Эдди все-таки удалось выскользнуть из кухни, но даже в спальне он еще слышал, как Эра громыхала посудой и бубнила себе что-то под нос.
«Пусть лучше так», - подумал Эдуард Аронович. Все лучше, чем, когда она неделями ходит с каменным неподвижным лицом, тяжелым как свинцовая маска и молчит. Пусть лучше выговаривает все, не держит в себе. Врач сказал, что нельзя все держать в себе, это очень вредно для здоровья!
Он подошел к окну и залюбовался на старый раскидистый каштан. Каштан, обсыпанный молодыми весенними листочками, распахнул объятия солнцу, ветру и дождю… Полный бесстрашия и свободы! Стоит и вот так запросто пьет небо! Кто ему может запретить?
«Сколько лет ему, интересно? - задумался Эдди - Еще Лида маленькая была, а он уже стоял во всей красе. Всегда довольный, уверенный, сильный, крепкий. Настоящий красавец, гусар! Всегда готовый спрятать и защитить под своей роскошной кроной от палящего солнца и от внезапного ливня всех: и мыша, и малыша, и даже нас с Лидой выручал!»
И такая тоска вдруг напала на старика…
А из кухни доносился строгий стальной до боли привычный голос (телефонный разговор).
- Они не понимают, Юлечка!
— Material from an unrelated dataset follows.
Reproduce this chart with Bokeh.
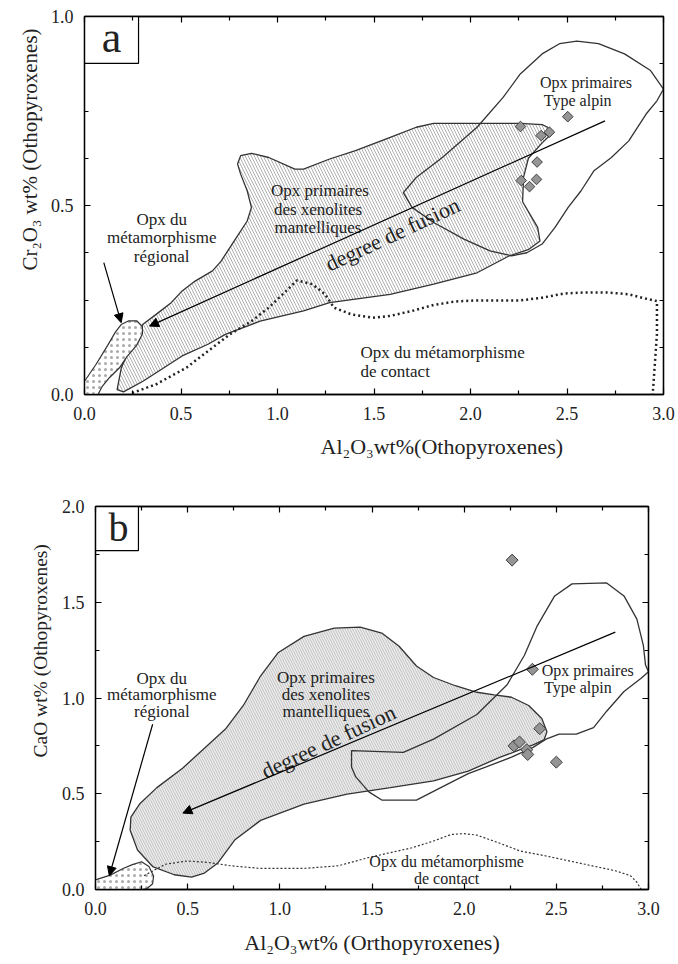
import math
from bokeh.plotting import figure
from bokeh.models import Range1d, FixedTicker, LinearAxis, Arrow, NormalHead, Title, PrintfTickFormatter, Spacer
from bokeh.layouts import column, row
from bokeh.embed import file_html
from bokeh.resources import INLINE
from bokeh.core.properties import value

FONT = "Liberation Serif"
LINE = "#333333"

# ---------------- Panel a : Cr2O3 vs Al2O3 ----------------
a_xeno_x = [2.42, 2.40, 2.371, 2.258, 1.809, 1.719, 1.584, 1.404, 1.270, 1.135, 1.090, 0.955, 0.865, 0.809, 0.793,
            0.809, 0.843, 0.865, 0.843, 0.775, 0.708, 0.663, 0.573, 0.506, 0.449, 0.371, 0.303, 0.236, 0.191,
            0.169, 0.202, 0.303, 0.506, 0.640, 0.730, 0.910, 1.135, 1.270, 1.584, 1.809, 2.034, 2.202, 2.303,
            2.360, 2.348, 2.27, 2.275, 2.30, 2.37]
a_xeno_y = [0.69, 0.707, 0.714, 0.717, 0.717, 0.707, 0.680, 0.645, 0.623, 0.596, 0.596, 0.627, 0.638, 0.632, 0.610,
            0.583, 0.539, 0.495, 0.459, 0.406, 0.353, 0.327, 0.300, 0.274, 0.243, 0.212, 0.186, 0.124, 0.071,
            0.013, 0.007, 0.035, 0.102, 0.133, 0.159, 0.194, 0.221, 0.243, 0.265, 0.292, 0.322, 0.367, 0.384,
            0.406, 0.442, 0.51, 0.575, 0.625, 0.665]

a_alp_x = [1.652, 1.719, 1.854, 2.034, 2.169, 2.258, 2.371, 2.461, 2.551, 2.663, 2.798, 2.933, 3.0, 2.966,
           2.910, 2.820, 2.730, 2.640, 2.573, 2.506, 2.438, 2.371, 2.292, 2.213, 2.101, 1.966, 1.809, 1.697]
a_alp_y = [0.534, 0.574, 0.627, 0.707, 0.786, 0.848, 0.901, 0.928, 0.935, 0.928, 0.901, 0.857, 0.808, 0.777,
           0.742, 0.671, 0.627, 0.592, 0.539, 0.495, 0.442, 0.398, 0.375, 0.367, 0.380, 0.411, 0.455, 0.495]

a_reg_x = [0.0, 0.06, 0.12, 0.16, 0.19, 0.23, 0.27, 0.30, 0.30, 0.27, 0.22, 0.18, 0.13, 0.09, 0.07, 0.0]
a_reg_y = [0.035, 0.08, 0.13, 0.165, 0.185, 0.195, 0.195, 0.18, 0.16, 0.13, 0.10, 0.07, 0.045, 0.02, 0.0, 0.0]

a_con_x = [0.247, 0.371, 0.528, 0.640, 0.753, 0.865, 0.955, 1.045, 1.101, 1.180, 1.247, 1.292, 1.382, 1.494,
           1.584, 1.697, 1.809, 1.921, 2.034, 2.258, 2.371, 2.483, 2.596, 2.708, 2.820, 2.888, 2.966, 2.966, 2.944]
a_con_y = [0.004, 0.027, 0.071, 0.115, 0.159, 0.194, 0.230, 0.274, 0.302, 0.292, 0.265, 0.230, 0.212, 0.203,
           0.208, 0.221, 0.237, 0.246, 0.249, 0.249, 0.256, 0.267, 0.270, 0.270, 0.265, 0.256, 0.247, 0.16, 0.0]

a_pts_x = [2.504, 2.259, 2.366, 2.409, 2.345, 2.342, 2.263, 2.306]
a_pts_y = [0.735, 0.709, 0.685, 0.694, 0.615, 0.569, 0.566, 0.550]

a_fusion_arrow = [2.697, 0.724, 0.337, 0.181]   # x_start, y_start, x_end, y_end
a_reg_arrow = [0.10, 0.349, 0.19, 0.19]

# ---------------- Panel b : CaO vs Al2O3 ----------------
b_xeno_x = [0.521, 0.427, 0.310, 0.228, 0.188, 0.192, 0.239, 0.333, 0.474, 0.591, 0.708, 0.802, 0.896, 0.990,
            1.131, 1.295, 1.436, 1.553, 1.647, 1.741, 1.834, 1.952, 2.069, 2.163, 2.257, 2.350, 2.421, 2.449,
            2.433, 2.374, 2.304, 2.186, 2.022, 1.834, 1.600, 1.365, 1.131, 0.896, 0.755, 0.662, 0.591]
b_xeno_y = [0.065, 0.077, 0.120, 0.206, 0.309, 0.378, 0.446, 0.532, 0.635, 0.738, 0.841, 0.961, 1.116, 1.236,
            1.322, 1.365, 1.370, 1.339, 1.270, 1.167, 1.107, 1.064, 1.030, 1.016, 1.004, 0.961, 0.893, 0.824,
            0.781, 0.755, 0.730, 0.687, 0.618, 0.567, 0.532, 0.498, 0.446, 0.361, 0.258, 0.137, 0.086]

b_alp_x = [1.389, 1.670, 1.834, 2.069, 2.233, 2.327, 2.397, 2.491, 2.585, 2.773, 2.867, 2.937, 2.972, 2.984,
           3.0, 2.960, 2.867, 2.773, 2.702, 2.608, 2.515, 2.444, 2.374, 2.257, 2.116, 2.022, 1.881, 1.741,
           1.553, 1.483, 1.412, 1.389]
b_alp_y = [0.725, 0.716, 0.785, 0.914, 1.069, 1.223, 1.378, 1.533, 1.596, 1.601, 1.533, 1.412, 1.275, 1.172,
           1.137, 1.103, 1.034, 0.931, 0.845, 0.811, 0.811, 0.785, 0.742, 0.691, 0.639, 0.605, 0.536, 0.467,
           0.467, 0.510, 0.588, 0.639]

b_reg_x = [0.0, 0.08, 0.15, 0.20, 0.25, 0.29, 0.315, 0.31, 0.28, 0.25, 0.0]
b_reg_y = [0.05, 0.075, 0.11, 0.13, 0.145, 0.12, 0.07, 0.03, 0.005, 0.0, 0.0]

b_con_x = [0.263, 0.380, 0.497, 0.615, 0.732, 0.896, 1.131, 1.318, 1.483, 1.717, 1.834, 1.928, 1.999, 2.069,
           2.186, 2.304, 2.444, 2.655, 2.820, 2.902, 2.937, 2.960]
b_con_y = [0.072, 0.132, 0.149, 0.141, 0.124, 0.110, 0.110, 0.124, 0.167, 0.218, 0.253, 0.287, 0.292, 0.284,
           0.244, 0.201, 0.175, 0.132, 0.098, 0.072, 0.038, 0.0]

b_pts_x = [2.26, 2.37, 2.41, 2.27, 2.30, 2.34, 2.345, 2.50]
b_pts_y = [1.72, 1.15, 0.84, 0.75, 0.77, 0.73, 0.705, 0.665]

b_fusion_arrow = [2.820, 1.344, 0.474, 0.399]
b_reg_arrow = [0.310, 0.863, 0.075, 0.072]

x_major = [0.0, 0.5, 1.0, 1.5, 2.0, 2.5, 3.0]
x_minor = [0.25, 0.75, 1.25, 1.75, 2.25, 2.75]
a_y_major = [0.0, 0.5, 1.0]
a_y_minor = [0.125, 0.25, 0.375, 0.625, 0.75, 0.875]
b_y_major = [0.0, 0.5, 1.0, 1.5, 2.0]
b_y_minor = [0.25, 0.75, 1.25, 1.75]


def style_axis(ax, major, minor, labels, standoff=11):
    ax.ticker = FixedTicker(ticks=major, minor_ticks=minor)
    ax.major_tick_in = 6
    ax.major_tick_out = 0
    ax.minor_tick_in = 4
    ax.minor_tick_out = 0
    ax.axis_line_color = "black"
    ax.axis_line_width = 1.3
    ax.major_tick_line_color = "black"
    ax.major_tick_line_width = 1.2
    ax.minor_tick_line_color = "black"
    ax.minor_tick_line_width = 1.2
    ax.major_label_text_font = FONT
    ax.major_label_text_color = "#222222"
    if labels:
        ax.formatter = PrintfTickFormatter(format="%.1f")
        ax.major_label_text_font_size = "18px"
        ax.major_label_standoff = standoff
    else:
        ax.major_label_text_font_size = "0px"
        ax.major_label_standoff = 0
        ax.major_label_overrides = {t: "" for t in major}


def make_fig(w, h, bl, br, bt, bb, ymax, y_major, y_minor):
    p = figure(width=w, height=h, min_border_left=bl, min_border_right=br,
               min_border_top=bt, min_border_bottom=bb,
               x_range=Range1d(0, 3), y_range=Range1d(0, ymax),
               output_backend="svg", toolbar_location=None)
    p.xgrid.visible = False
    p.ygrid.visible = False
    p.outline_line_color = "black"
    p.outline_line_width = 1.3
    p.background_fill_color = "white"
    p.border_fill_color = "white"
    style_axis(p.xaxis[0], x_major, x_minor, True, standoff=12)
    style_axis(p.yaxis[0], y_major, y_minor, True, standoff=11)
    top = LinearAxis()
    right = LinearAxis()
    p.add_layout(top, "above")
    p.add_layout(right, "right")
    style_axis(top, x_major, x_minor, False)
    style_axis(right, y_major, y_minor, False)
    return p


def txt(p, xs, ys, texts, size, align="center", angle=0.0, style="normal"):
    p.text(x=xs, y=ys, text=texts, text_font=value(FONT), text_font_size=value(size),
           text_align=align, text_baseline="middle", angle=angle, text_color="#222222",
           text_font_style=style)


def arrow(p, a):
    p.add_layout(Arrow(end=NormalHead(size=9, fill_color="black", line_color="black"),
                       x_start=a[0], y_start=a[1], x_end=a[2], y_end=a[3],
                       line_color="black", line_width=1.2))


def title(p, side, text, size, align, offset, standoff, style="normal"):
    p.add_layout(Title(text=text, align=align, offset=offset, standoff=standoff,
                       text_font=FONT, text_font_size=size, text_font_style=style,
                       text_color="#222222"), side)


# ---------------- build panel a ----------------
# frame: 579 x 378, left 84, top 16
pa = make_fig(678, 470, 84, 15, 16, 76, 1.0, a_y_major, a_y_minor)
pa.patch(a_xeno_x, a_xeno_y, fill_color="white", hatch_pattern="left_diagonal_line", hatch_color="#9a9a9a",
         hatch_scale=6, hatch_weight=0.8, line_color=LINE, line_width=1.3)
pa.patch(a_reg_x, a_reg_y, fill_color="white", hatch_pattern="dot", hatch_color="#aaaaaa",
         hatch_scale=6, line_color=LINE, line_width=1.2)
pa.patch(a_alp_x, a_alp_y, fill_alpha=0, line_color=LINE, line_width=1.3)
pa.line(a_con_x, a_con_y, line_color="#222222", line_width=2.5, line_dash="2 3")
arrow(pa, a_fusion_arrow)
arrow(pa, a_reg_arrow)
pa.scatter(a_pts_x, a_pts_y, marker="square", angle=math.pi / 4, size=7.5,
           fill_color="#959595", line_color="#404040", line_width=1)

txt(pa, [2.36, 2.38], [0.826, 0.777], ["Opx primaires", "Type alpin"], "16px", align="left")
txt(pa, [1.22, 1.21, 1.21], [0.539, 0.490, 0.442], ["Opx primaires", "des xenolites", "mantelliques"], "17px")
txt(pa, [0.40, 0.40, 0.40], [0.464, 0.415, 0.364], ["Opx du", "métamorphisme", "régional"], "17px")
txt(pa, [1.43, 1.43], [0.110, 0.062], ["Opx du métamorphisme", "de contact"], "17px", align="left")
txt(pa, [1.596], [0.424], ["degree de fusion"], "22px", angle=math.radians(25))

pa.quad(left=[0.0], right=[0.28], bottom=[0.876], top=[1.0], fill_color="white",
        line_color="black", line_width=1.2)
txt(pa, [0.14], [0.945], ["a"], "44px")

title(pa, "below", "Al₂O₃wt%(Othopyroxenes)", "22px", "left", 236, 19)
title(pa, "left", "Cr₂O₃ wt% (Othopyroxenes)", "21px", "left", 124, 12)

# ---------------- build panel b ----------------
# frame: 553 x 388, left 95 (11 spacer + 84), top 506
pb = make_fig(667, 494, 84, 30, 36, 70, 2.0, b_y_major, b_y_minor)
pb.patch(b_xeno_x, b_xeno_y, fill_color="#eeeeee", hatch_pattern="left_diagonal_line", hatch_color="#a0a0a0",
         hatch_scale=5, hatch_weight=0.6, line_color=LINE, line_width=1.3)
pb.patch(b_reg_x, b_reg_y, fill_color="white", hatch_pattern="dot", hatch_color="#aaaaaa",
         hatch_scale=6, line_color=LINE, line_width=1.2)
pb.patch(b_alp_x, b_alp_y, fill_alpha=0, line_color=LINE, line_width=1.3)
pb.line(b_con_x, b_con_y, line_color="#333333", line_width=1.2, line_dash="2 2")
arrow(pb, b_fusion_arrow)
arrow(pb, b_reg_arrow)
pb.scatter(b_pts_x, b_pts_y, marker="square", angle=math.pi / 4, size=8.5,
           fill_color="#959595", line_color="#404040", line_width=1)

txt(pb, [0.36, 0.36, 0.36], [1.103, 1.017, 0.928], ["Opx du", "métamorphisme", "régional"], "17px")
txt(pb, [1.25, 1.25, 1.25], [1.107, 1.017, 0.928], ["Opx primaires", "des xenolites", "mantelliques"], "17px")
txt(pb, [1.264], [0.773], ["degree de fusion"], "22px", angle=math.radians(25))
txt(pb, [2.421, 2.433], [1.143, 1.055], ["Opx primaires", "Type alpin"], "16px", align="left")
txt(pb, [1.905, 1.905], [0.144, 0.055], ["Opx du métamorphisme", "de contact"], "16px")

pb.quad(left=[0.0], right=[0.233], bottom=[1.77], top=[2.0], fill_color="white",
        line_color="black", line_width=1.2)
txt(pb, [0.125], [1.89], ["b"], "40px")

title(pb, "below", "Al₂O₃wt% (Orthopyroxenes)", "22px", "center", 0, 20)
title(pb, "left", "CaO  wt% (Othopyroxenes)", "19.5px", "left", 132, 15)

layout = column(pa, row(Spacer(width=11, height=494), pb))
open("out.html", "w").write(file_html(layout, INLINE))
Я больной человек! Я больна!
«Эх, друг мой, каштан, ты укоряешь меня, знаю. Виноват я, понимаю. Не смог вовремя объяснить своей женщине, что мужчина в доме - я. Вот и получается, что не она виновата, Она сама всю жизнь от этого страдает. Это как наша Лида всегда смеялась, когда мультик по телевизору смотрела «Миссис и мистер Уксус». И говорила: «Про вас...»
А кто знает, сколько в жизни жена моя пережила. Как после войны с маленьким братом и больной матерью мыкалась. Как рано работать пошла, чтобы всех вытянуть. Как два года меня после болезни поднимала. Лида слабенькая родилась… Как последние деньги другим отдавала. Как… Много этих «как», очень много, поверь.
Так что не суди, брат каштан! Не суди!